Entries with chart source code
——

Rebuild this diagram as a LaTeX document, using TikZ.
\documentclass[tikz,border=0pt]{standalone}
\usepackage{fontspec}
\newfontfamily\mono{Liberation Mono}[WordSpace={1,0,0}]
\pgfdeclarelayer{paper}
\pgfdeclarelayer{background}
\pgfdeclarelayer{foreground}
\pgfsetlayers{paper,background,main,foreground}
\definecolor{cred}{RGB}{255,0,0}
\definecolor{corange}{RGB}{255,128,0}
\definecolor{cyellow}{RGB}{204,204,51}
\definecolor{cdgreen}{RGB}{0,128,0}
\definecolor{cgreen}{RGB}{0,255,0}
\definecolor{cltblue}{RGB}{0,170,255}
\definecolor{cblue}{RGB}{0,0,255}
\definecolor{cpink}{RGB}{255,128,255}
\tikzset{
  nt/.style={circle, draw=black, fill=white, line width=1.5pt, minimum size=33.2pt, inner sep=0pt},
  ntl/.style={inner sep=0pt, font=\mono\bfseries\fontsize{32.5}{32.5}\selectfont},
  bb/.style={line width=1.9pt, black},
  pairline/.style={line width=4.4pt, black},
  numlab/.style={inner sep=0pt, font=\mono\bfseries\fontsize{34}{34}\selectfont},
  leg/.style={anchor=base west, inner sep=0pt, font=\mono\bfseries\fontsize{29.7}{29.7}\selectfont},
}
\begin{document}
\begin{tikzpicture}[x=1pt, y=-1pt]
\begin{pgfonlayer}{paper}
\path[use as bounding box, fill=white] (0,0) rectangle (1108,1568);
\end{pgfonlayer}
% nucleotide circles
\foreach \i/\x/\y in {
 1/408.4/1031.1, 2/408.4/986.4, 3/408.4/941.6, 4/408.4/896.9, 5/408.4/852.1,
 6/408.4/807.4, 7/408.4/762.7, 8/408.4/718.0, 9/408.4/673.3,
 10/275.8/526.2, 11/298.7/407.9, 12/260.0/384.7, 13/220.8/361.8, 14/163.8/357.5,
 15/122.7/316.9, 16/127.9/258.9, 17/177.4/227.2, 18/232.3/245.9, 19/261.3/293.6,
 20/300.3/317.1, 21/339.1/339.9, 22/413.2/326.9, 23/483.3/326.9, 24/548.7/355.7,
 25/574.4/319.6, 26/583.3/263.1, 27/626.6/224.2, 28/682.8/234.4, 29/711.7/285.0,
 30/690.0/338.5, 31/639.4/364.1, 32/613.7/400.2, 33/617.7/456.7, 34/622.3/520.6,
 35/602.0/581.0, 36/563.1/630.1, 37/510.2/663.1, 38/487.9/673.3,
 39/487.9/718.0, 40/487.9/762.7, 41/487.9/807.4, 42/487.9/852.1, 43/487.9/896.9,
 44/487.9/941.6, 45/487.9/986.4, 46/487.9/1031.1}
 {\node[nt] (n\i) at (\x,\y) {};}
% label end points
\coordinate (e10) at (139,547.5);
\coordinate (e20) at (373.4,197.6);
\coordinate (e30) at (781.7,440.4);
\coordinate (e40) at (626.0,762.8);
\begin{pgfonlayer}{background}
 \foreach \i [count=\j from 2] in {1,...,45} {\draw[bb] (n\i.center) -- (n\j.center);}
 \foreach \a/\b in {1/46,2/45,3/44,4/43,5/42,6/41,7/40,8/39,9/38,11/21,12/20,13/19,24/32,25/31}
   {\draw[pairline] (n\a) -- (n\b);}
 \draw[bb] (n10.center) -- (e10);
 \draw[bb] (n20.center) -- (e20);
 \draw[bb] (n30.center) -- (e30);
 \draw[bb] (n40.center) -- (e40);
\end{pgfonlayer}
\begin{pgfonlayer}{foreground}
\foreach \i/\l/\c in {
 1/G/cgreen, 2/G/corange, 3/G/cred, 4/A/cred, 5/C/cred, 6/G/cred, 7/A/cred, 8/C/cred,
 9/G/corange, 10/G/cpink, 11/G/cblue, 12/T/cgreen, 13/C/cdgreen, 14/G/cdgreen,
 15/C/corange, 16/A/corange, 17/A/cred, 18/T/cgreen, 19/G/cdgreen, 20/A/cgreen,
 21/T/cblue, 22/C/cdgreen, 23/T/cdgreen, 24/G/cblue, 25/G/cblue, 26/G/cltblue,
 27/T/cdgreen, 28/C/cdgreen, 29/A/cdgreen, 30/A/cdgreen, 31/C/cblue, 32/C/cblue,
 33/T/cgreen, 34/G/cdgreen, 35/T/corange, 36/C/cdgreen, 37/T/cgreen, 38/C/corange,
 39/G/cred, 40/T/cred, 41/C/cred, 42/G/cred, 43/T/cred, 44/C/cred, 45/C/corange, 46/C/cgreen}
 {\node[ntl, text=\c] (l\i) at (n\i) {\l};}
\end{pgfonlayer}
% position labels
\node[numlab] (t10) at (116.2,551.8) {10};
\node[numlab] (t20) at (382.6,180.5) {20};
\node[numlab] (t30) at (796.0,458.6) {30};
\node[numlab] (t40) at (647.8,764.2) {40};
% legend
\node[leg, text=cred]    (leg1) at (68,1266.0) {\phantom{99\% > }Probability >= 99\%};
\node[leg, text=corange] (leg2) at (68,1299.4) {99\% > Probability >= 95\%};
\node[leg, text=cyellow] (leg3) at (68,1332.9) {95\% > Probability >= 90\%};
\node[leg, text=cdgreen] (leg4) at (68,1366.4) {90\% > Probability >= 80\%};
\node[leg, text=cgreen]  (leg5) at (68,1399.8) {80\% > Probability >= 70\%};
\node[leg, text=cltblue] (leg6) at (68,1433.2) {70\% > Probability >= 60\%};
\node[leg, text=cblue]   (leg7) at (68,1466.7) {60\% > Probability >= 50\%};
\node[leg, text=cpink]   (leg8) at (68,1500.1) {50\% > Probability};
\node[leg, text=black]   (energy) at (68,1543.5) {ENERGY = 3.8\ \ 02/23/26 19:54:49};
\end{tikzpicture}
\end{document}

——

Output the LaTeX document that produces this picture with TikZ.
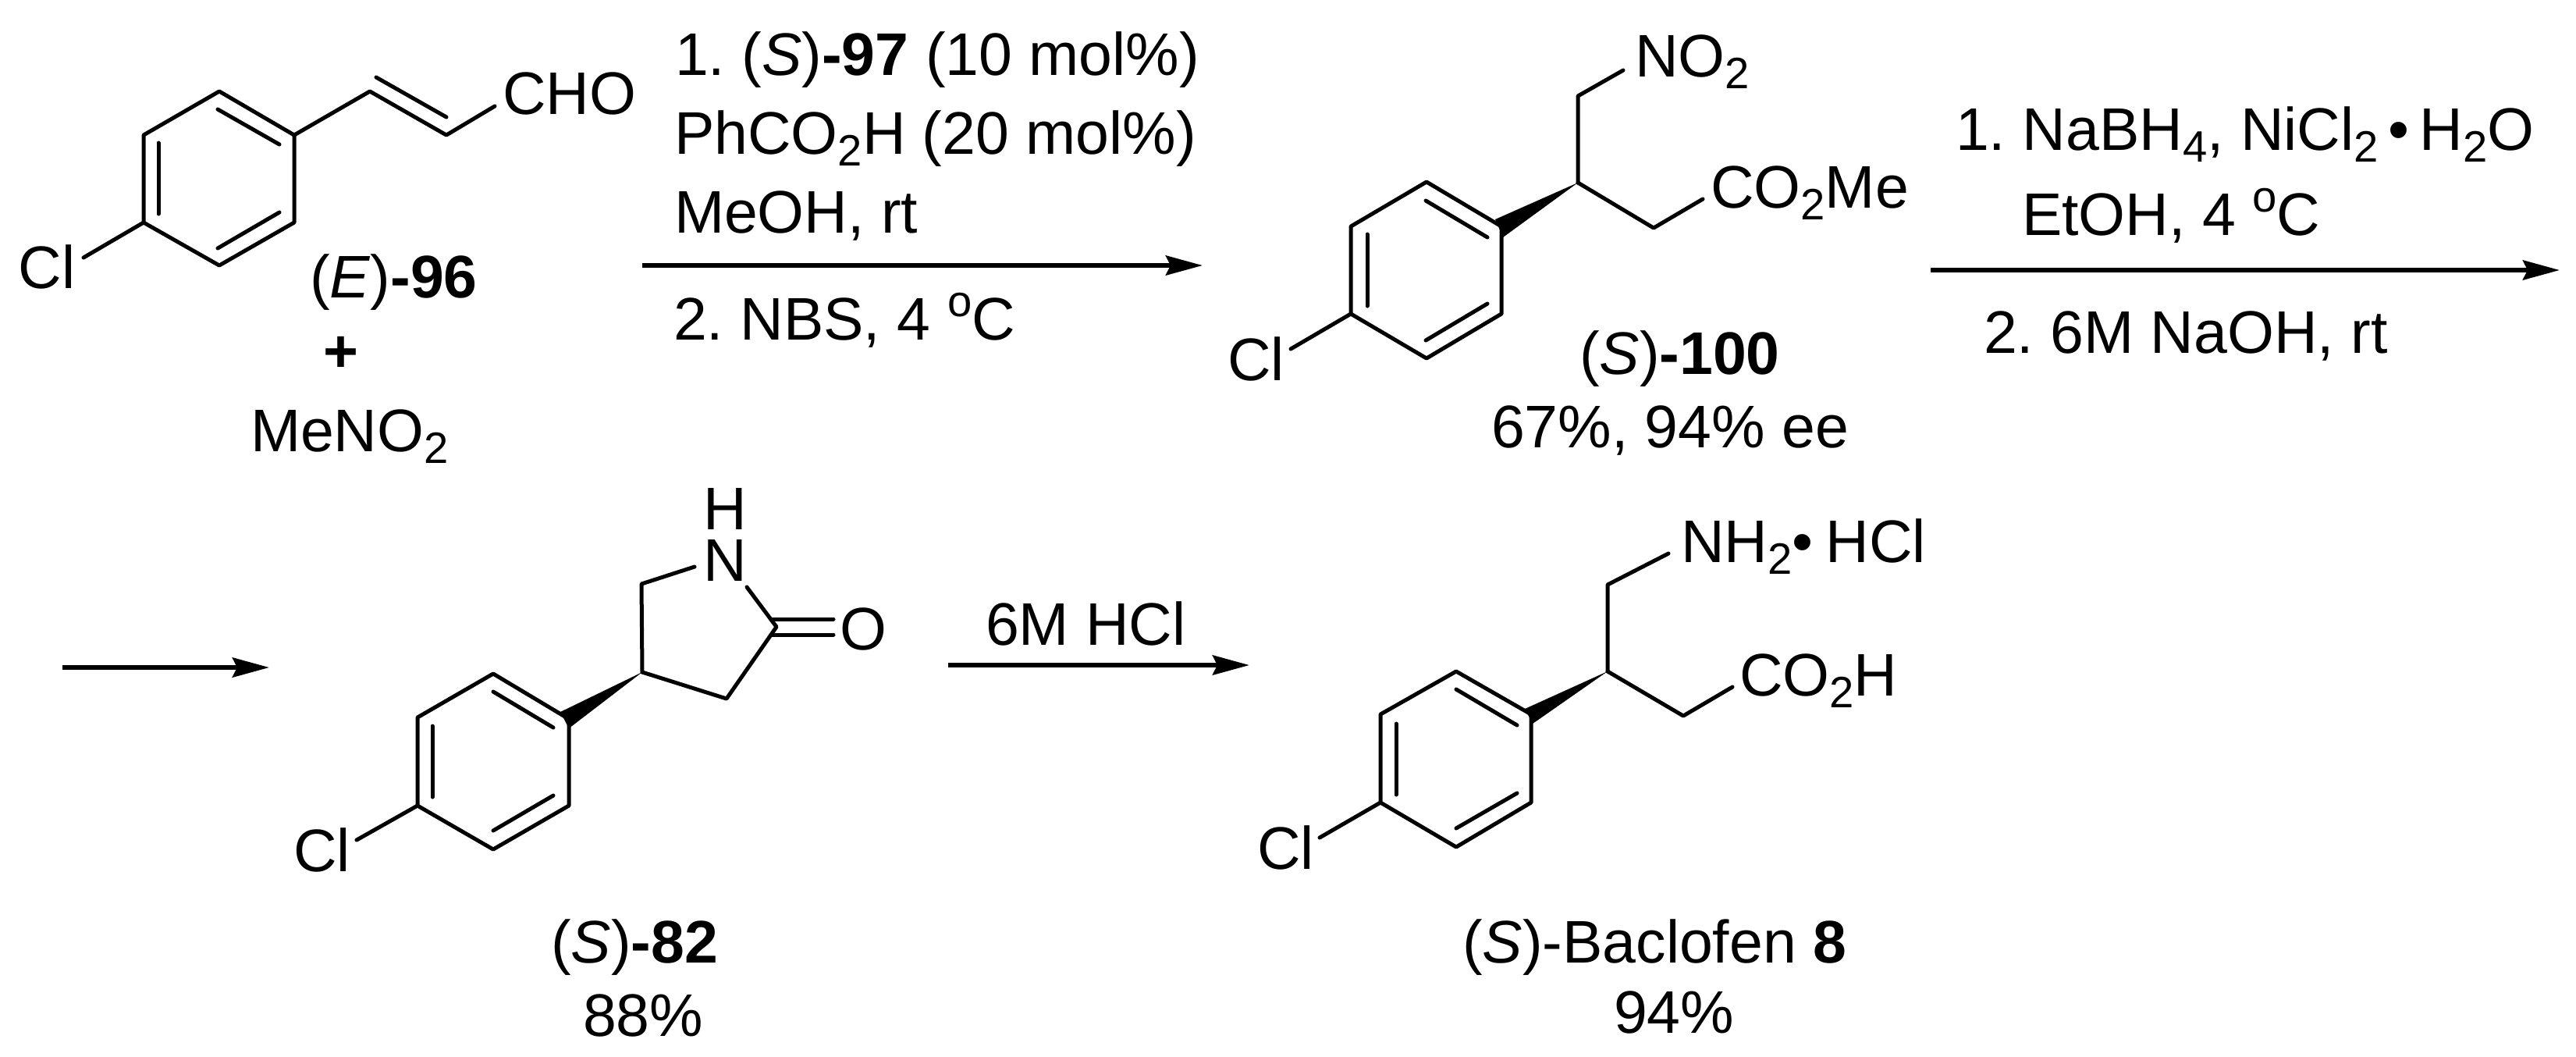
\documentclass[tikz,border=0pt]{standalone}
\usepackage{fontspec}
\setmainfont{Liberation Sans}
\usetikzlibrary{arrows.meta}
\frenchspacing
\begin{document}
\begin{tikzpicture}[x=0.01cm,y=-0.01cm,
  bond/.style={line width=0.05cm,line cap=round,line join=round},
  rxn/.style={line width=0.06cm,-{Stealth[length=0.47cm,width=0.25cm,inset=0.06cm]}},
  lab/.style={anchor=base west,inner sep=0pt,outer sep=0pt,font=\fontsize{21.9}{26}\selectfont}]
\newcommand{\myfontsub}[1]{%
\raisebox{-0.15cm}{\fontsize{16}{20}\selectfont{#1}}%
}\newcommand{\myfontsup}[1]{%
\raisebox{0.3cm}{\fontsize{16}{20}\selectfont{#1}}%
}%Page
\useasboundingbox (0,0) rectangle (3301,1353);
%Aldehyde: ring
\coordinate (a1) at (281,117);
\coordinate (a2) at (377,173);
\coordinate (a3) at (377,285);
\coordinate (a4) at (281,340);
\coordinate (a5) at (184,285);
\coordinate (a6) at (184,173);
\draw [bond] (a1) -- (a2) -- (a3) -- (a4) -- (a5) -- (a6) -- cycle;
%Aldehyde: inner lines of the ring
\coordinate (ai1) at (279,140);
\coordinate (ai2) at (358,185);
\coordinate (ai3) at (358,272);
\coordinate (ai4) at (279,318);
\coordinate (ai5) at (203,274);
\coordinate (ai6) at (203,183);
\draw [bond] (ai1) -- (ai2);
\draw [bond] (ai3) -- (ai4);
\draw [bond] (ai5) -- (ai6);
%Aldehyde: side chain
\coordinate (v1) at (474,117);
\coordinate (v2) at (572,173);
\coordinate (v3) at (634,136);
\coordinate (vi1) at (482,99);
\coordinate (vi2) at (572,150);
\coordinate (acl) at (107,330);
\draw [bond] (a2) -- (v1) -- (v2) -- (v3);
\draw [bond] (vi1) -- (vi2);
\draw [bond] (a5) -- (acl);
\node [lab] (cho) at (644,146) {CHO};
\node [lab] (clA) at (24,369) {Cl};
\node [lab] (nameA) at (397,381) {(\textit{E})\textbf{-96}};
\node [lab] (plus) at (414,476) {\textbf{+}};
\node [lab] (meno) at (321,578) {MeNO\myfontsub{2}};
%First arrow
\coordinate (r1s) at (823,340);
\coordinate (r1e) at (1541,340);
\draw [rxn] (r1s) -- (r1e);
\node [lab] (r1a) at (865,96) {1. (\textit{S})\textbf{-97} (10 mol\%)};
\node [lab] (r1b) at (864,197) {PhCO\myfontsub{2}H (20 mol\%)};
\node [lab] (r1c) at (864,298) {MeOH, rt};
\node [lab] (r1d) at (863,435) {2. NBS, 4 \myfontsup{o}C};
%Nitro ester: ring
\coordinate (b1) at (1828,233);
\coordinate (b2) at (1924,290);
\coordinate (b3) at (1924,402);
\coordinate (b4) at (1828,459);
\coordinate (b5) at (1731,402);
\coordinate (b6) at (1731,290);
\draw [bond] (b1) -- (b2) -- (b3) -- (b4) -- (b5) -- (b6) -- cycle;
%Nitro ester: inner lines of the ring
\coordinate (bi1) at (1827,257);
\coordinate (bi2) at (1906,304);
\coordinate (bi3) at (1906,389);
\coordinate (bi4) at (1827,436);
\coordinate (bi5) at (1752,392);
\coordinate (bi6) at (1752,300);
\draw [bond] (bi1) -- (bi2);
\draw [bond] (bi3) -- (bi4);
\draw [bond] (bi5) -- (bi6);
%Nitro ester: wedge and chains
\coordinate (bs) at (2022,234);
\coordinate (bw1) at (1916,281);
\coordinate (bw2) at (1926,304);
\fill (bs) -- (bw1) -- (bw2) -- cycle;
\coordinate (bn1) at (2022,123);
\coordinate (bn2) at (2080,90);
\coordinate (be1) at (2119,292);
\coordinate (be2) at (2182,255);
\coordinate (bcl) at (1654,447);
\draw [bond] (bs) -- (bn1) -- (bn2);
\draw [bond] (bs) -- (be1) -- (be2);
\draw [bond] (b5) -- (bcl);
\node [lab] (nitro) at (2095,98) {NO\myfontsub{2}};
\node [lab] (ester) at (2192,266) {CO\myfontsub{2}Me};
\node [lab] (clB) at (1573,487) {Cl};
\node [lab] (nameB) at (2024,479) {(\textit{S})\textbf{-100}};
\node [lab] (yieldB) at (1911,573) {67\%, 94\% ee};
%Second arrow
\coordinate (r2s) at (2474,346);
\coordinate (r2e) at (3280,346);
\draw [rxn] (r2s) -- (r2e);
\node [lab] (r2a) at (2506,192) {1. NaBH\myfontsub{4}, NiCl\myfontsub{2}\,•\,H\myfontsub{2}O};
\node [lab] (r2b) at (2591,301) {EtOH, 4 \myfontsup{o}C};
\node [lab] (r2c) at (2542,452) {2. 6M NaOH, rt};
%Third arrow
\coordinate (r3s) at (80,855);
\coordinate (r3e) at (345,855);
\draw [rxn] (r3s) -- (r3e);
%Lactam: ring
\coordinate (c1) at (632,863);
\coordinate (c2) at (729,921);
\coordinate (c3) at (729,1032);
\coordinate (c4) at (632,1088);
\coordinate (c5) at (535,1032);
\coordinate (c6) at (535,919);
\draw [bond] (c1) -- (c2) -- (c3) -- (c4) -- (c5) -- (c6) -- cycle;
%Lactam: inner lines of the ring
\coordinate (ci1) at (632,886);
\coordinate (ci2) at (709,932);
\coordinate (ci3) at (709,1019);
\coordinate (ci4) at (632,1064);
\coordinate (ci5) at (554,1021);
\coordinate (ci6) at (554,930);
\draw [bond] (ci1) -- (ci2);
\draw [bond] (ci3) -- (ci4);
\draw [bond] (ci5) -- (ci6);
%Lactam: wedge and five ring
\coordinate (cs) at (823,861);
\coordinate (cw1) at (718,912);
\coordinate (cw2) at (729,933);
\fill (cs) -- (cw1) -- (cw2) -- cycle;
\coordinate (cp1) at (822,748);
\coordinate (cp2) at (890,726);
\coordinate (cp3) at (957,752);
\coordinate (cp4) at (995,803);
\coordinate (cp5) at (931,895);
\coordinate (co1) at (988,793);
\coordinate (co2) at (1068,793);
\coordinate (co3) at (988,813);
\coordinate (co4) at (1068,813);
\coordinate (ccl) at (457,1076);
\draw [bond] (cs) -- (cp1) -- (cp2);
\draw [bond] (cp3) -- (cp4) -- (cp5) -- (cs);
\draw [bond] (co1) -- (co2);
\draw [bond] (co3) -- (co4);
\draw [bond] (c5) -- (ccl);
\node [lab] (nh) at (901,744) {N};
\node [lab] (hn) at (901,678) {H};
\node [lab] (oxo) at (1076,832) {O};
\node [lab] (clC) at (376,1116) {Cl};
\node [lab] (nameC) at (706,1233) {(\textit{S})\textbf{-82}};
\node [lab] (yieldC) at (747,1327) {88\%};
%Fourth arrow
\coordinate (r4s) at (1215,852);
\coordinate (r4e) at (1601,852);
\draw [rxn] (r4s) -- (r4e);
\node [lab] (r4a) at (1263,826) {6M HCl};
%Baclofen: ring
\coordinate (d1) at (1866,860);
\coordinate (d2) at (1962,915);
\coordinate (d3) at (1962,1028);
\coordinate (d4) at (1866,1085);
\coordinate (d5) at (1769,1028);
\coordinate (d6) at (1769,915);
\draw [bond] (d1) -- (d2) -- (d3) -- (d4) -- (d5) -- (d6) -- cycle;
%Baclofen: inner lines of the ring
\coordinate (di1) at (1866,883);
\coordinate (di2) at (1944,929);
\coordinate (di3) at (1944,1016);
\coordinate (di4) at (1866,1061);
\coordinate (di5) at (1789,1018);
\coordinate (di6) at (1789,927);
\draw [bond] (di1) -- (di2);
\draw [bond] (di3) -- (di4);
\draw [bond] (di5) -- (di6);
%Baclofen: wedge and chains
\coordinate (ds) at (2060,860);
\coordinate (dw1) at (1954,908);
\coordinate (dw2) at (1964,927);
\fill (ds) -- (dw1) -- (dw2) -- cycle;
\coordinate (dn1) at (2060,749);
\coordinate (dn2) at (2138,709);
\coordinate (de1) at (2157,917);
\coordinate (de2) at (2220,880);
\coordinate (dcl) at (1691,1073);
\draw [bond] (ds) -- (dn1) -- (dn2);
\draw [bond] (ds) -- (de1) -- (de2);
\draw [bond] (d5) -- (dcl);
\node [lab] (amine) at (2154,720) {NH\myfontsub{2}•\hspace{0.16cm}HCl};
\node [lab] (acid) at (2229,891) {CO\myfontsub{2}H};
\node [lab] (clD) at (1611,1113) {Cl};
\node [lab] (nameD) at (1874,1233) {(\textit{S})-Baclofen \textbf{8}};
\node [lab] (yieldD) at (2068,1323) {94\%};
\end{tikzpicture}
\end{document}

——

◆ STATED EXERCISE
Go through the lines above. Select every one that has the string "this".

◆ EXERCISE SOLUTION
Rebuild this diagram as a LaTeX document, using TikZ.
Output the LaTeX document that produces this picture with TikZ.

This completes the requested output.